Only the lines from the start of the data below through the line that contains "let insetXMinor = [1, 3, 5, 7, 9, 11];" are to be copied, exactly and without pictures.
┌─ Stored data
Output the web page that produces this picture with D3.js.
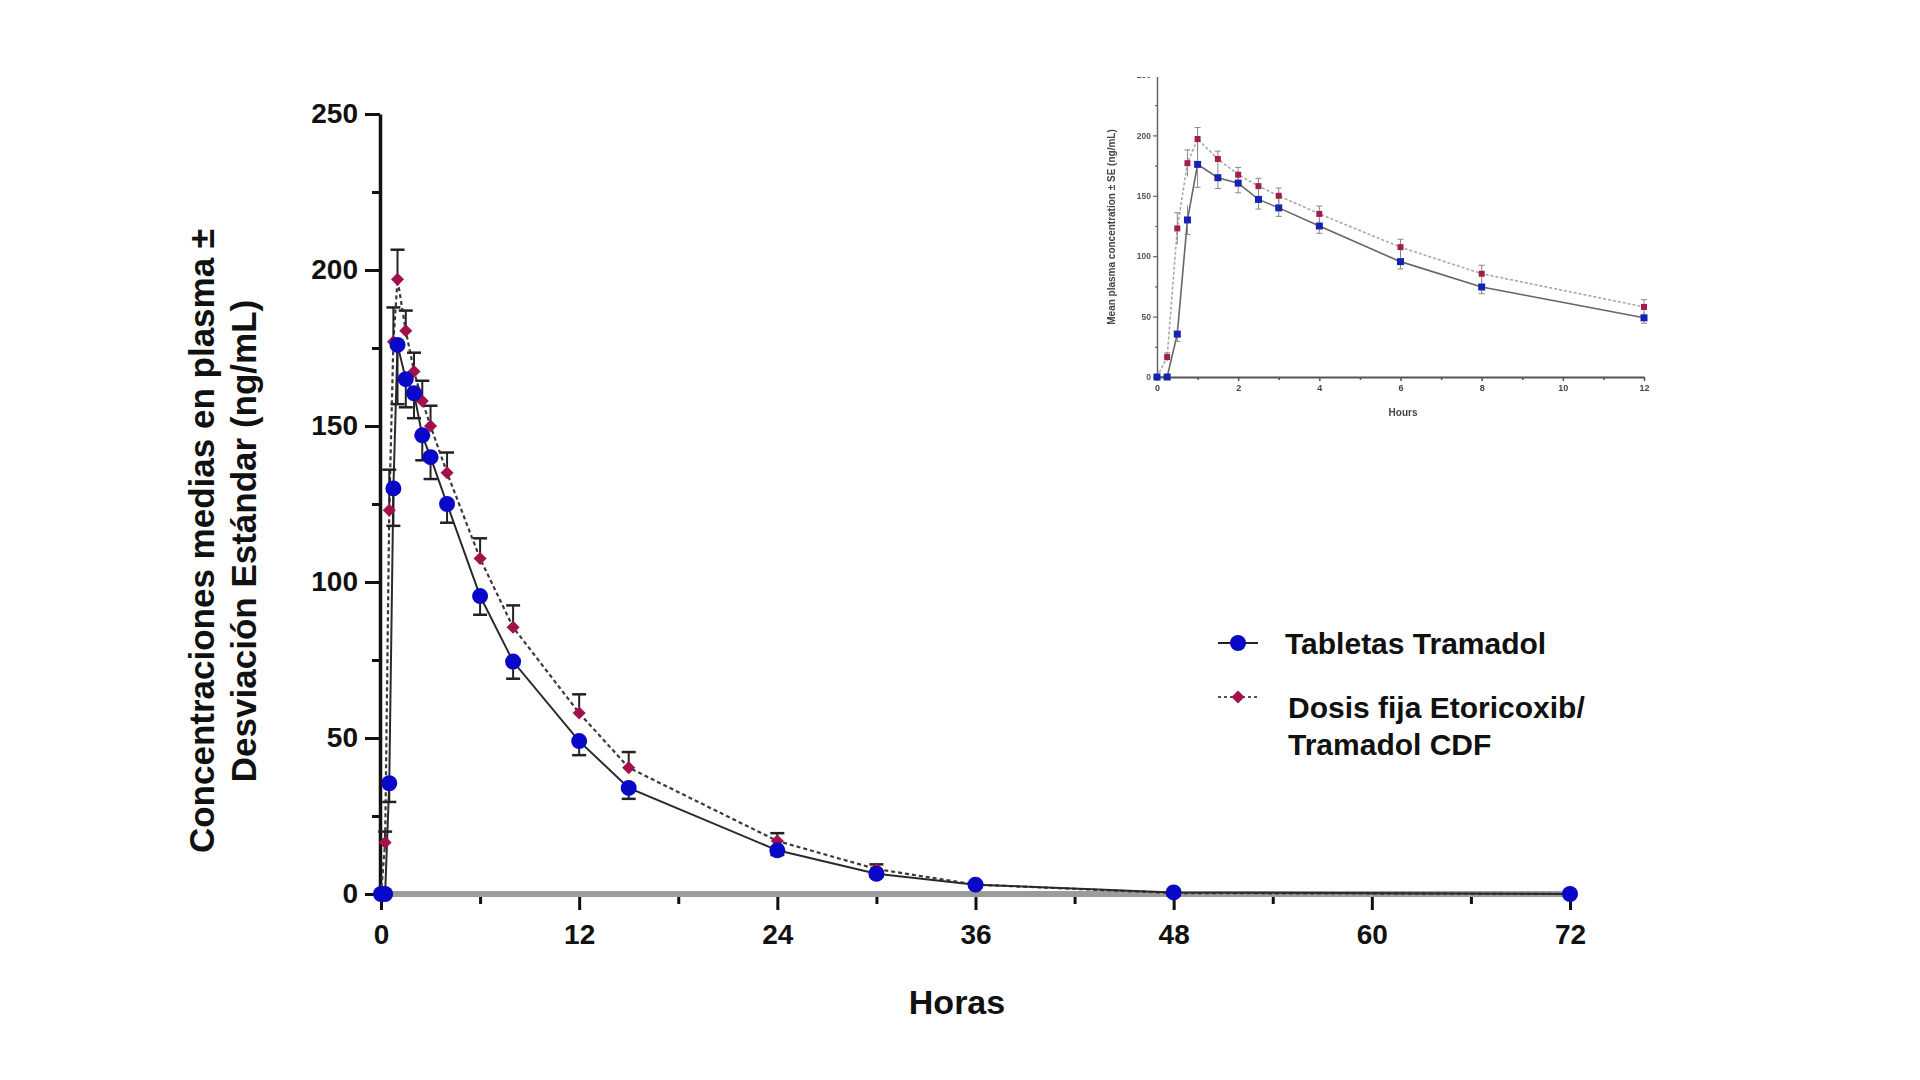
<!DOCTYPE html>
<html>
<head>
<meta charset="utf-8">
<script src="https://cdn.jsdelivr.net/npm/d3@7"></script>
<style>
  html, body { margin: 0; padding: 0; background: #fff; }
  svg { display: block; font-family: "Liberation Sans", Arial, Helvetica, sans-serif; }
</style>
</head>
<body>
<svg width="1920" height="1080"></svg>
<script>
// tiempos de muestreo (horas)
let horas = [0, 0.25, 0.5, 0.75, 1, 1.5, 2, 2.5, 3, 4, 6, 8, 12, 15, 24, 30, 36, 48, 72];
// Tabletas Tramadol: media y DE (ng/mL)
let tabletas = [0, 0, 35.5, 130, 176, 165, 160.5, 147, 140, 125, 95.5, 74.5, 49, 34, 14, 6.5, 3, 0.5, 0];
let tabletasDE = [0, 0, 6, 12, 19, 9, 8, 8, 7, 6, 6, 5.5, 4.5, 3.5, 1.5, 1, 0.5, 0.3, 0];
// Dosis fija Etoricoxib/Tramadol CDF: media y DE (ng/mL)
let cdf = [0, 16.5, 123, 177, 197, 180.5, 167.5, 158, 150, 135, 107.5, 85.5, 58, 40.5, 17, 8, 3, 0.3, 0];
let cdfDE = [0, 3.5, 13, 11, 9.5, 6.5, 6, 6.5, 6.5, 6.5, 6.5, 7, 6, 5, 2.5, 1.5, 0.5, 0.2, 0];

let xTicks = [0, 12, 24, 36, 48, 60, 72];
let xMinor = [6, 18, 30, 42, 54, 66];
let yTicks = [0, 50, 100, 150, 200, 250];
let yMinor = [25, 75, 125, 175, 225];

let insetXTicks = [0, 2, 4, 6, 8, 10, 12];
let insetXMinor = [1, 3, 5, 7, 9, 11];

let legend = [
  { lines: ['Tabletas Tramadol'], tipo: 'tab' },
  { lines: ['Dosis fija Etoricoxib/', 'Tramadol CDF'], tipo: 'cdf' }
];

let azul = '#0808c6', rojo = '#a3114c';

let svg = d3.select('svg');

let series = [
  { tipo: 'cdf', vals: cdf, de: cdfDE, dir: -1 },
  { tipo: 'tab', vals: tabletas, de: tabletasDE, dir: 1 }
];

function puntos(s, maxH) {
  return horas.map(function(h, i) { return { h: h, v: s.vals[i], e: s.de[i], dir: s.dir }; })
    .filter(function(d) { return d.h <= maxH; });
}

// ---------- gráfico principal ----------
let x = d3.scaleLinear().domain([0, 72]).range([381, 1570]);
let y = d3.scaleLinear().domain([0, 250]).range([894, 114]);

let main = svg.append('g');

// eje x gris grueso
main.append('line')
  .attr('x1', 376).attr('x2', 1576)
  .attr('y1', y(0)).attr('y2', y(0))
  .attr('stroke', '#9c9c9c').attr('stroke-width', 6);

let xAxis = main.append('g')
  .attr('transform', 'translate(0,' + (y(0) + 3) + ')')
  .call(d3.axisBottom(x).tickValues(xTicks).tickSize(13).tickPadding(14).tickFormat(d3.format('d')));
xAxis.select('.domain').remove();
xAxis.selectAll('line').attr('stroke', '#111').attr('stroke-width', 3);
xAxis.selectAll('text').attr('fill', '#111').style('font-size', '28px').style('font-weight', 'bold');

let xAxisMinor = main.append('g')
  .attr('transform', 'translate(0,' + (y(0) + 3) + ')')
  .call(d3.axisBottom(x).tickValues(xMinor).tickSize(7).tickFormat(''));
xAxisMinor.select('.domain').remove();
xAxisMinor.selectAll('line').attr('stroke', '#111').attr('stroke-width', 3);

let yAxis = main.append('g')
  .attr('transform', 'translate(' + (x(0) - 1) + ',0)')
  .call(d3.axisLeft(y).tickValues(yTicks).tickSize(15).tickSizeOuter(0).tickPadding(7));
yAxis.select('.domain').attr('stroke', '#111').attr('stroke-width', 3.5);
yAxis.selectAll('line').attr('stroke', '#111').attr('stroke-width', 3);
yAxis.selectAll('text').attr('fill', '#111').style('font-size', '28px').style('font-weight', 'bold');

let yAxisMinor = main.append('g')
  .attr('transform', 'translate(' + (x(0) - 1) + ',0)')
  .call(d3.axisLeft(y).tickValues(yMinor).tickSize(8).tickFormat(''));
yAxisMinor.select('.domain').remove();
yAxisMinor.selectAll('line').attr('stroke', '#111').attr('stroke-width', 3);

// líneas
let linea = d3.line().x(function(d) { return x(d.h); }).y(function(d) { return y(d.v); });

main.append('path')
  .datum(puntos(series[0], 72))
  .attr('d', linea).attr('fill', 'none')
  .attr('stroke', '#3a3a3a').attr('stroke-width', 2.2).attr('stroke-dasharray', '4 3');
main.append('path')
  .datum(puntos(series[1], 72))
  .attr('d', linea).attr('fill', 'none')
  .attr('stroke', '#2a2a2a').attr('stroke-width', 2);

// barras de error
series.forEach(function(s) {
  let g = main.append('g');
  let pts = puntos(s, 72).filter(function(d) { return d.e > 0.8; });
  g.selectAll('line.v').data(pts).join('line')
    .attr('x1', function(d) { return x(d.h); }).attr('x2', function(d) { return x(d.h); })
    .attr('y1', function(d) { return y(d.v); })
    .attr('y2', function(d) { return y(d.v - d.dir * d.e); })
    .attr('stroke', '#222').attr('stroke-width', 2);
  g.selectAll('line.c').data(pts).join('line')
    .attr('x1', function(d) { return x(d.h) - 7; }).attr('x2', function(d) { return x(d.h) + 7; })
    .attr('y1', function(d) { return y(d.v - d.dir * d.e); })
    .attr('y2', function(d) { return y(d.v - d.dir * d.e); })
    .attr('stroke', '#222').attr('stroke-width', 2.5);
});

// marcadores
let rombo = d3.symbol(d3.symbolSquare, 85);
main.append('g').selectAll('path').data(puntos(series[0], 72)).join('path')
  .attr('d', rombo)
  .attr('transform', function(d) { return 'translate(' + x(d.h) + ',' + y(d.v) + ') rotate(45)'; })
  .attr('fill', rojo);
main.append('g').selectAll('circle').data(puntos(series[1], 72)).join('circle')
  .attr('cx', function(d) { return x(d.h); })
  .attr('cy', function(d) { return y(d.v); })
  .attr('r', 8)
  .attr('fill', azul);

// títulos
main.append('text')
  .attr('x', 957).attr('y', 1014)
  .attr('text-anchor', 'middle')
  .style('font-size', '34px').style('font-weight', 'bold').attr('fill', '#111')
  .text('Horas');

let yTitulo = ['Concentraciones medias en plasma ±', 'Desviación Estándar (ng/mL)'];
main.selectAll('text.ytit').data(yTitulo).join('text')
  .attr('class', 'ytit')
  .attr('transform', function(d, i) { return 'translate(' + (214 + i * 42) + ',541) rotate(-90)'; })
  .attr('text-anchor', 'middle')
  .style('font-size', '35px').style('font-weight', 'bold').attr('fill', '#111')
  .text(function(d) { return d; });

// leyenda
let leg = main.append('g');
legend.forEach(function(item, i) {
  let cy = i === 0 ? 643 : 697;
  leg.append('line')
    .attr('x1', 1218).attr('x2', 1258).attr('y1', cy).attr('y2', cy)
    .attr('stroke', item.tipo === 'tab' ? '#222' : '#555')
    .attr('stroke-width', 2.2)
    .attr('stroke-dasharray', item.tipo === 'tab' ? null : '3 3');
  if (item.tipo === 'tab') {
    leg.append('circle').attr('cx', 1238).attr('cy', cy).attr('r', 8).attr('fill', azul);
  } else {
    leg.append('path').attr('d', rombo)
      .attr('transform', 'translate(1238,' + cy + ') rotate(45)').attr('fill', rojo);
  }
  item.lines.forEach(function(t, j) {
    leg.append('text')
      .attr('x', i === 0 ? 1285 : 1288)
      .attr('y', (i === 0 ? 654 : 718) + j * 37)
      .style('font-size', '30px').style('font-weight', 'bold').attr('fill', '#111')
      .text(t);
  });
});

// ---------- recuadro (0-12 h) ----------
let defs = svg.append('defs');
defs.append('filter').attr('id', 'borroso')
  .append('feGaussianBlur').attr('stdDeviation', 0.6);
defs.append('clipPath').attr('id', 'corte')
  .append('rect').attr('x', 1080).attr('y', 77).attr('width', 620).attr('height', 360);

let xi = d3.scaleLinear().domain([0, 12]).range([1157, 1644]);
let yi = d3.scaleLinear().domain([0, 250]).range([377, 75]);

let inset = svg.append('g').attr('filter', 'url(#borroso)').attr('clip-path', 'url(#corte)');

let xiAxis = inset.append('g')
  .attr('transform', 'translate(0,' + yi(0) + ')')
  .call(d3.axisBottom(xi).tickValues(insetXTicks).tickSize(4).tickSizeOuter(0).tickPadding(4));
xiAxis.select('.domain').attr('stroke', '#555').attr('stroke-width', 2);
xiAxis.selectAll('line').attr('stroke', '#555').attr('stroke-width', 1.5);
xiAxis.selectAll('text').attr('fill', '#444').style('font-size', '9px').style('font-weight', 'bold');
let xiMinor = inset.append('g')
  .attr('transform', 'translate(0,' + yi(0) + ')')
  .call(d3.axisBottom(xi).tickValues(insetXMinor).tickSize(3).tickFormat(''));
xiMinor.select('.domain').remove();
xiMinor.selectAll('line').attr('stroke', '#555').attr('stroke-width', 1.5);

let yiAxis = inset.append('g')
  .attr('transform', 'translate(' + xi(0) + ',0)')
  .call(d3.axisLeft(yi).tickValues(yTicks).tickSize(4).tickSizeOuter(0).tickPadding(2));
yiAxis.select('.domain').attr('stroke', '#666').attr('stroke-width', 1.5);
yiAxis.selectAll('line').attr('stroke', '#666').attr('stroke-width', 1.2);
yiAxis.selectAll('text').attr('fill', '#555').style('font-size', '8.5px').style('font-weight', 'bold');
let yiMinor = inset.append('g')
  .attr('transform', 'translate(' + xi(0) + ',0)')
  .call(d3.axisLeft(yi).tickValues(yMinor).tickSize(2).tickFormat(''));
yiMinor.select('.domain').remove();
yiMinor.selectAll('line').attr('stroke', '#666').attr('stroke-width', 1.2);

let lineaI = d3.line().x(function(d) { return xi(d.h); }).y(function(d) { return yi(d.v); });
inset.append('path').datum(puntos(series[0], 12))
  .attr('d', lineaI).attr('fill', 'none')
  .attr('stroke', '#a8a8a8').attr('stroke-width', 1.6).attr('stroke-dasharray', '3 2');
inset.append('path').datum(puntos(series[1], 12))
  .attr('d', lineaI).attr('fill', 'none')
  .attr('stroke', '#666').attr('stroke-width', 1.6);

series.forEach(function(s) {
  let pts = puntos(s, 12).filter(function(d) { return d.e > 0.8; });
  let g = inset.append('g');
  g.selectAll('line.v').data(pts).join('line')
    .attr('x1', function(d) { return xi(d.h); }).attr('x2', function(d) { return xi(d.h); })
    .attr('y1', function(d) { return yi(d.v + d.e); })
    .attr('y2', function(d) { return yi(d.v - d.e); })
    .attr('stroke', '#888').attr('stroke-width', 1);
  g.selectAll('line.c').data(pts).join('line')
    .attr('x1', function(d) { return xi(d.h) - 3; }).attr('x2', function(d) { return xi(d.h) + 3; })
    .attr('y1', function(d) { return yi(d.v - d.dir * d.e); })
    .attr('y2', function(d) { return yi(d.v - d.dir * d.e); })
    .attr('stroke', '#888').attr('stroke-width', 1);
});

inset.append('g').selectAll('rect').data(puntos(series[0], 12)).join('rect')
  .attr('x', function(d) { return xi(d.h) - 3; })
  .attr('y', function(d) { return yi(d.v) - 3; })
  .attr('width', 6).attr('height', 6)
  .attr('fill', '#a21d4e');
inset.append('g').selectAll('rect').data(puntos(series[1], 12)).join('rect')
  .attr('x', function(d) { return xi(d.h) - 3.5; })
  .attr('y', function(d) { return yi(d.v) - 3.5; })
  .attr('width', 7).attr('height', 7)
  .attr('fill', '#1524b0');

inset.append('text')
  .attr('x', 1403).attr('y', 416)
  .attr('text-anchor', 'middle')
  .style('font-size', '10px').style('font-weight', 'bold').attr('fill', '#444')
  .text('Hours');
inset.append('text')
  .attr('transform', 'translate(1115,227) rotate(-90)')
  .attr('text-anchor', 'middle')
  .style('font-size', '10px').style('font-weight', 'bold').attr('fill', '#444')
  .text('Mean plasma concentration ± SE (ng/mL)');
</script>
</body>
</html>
└─
## Exercise answer
Output the web page that produces this picture with D3.js.
<!DOCTYPE html>
<html>
<head>
<meta charset="utf-8">
<script src="https://cdn.jsdelivr.net/npm/d3@7"></script>
<style>
  html, body { margin: 0; padding: 0; background: #fff; }
  svg { display: block; font-family: "Liberation Sans", Arial, Helvetica, sans-serif; }
</style>
</head>
<body>
<svg width="1920" height="1080"></svg>
<script>
// tiempos de muestreo (horas)
let horas = [0, 0.25, 0.5, 0.75, 1, 1.5, 2, 2.5, 3, 4, 6, 8, 12, 15, 24, 30, 36, 48, 72];
// Tabletas Tramadol: media y DE (ng/mL)
let tabletas = [0, 0, 35.5, 130, 176, 165, 160.5, 147, 140, 125, 95.5, 74.5, 49, 34, 14, 6.5, 3, 0.5, 0];
let tabletasDE = [0, 0, 6, 12, 19, 9, 8, 8, 7, 6, 6, 5.5, 4.5, 3.5, 1.5, 1, 0.5, 0.3, 0];
// Dosis fija Etoricoxib/Tramadol CDF: media y DE (ng/mL)
let cdf = [0, 16.5, 123, 177, 197, 180.5, 167.5, 158, 150, 135, 107.5, 85.5, 58, 40.5, 17, 8, 3, 0.3, 0];
let cdfDE = [0, 3.5, 13, 11, 9.5, 6.5, 6, 6.5, 6.5, 6.5, 6.5, 7, 6, 5, 2.5, 1.5, 0.5, 0.2, 0];

let xTicks = [0, 12, 24, 36, 48, 60, 72];
let xMinor = [6, 18, 30, 42, 54, 66];
let yTicks = [0, 50, 100, 150, 200, 250];
let yMinor = [25, 75, 125, 175, 225];

let insetXTicks = [0, 2, 4, 6, 8, 10, 12];
let insetXMinor = [1, 3, 5, 7, 9, 11];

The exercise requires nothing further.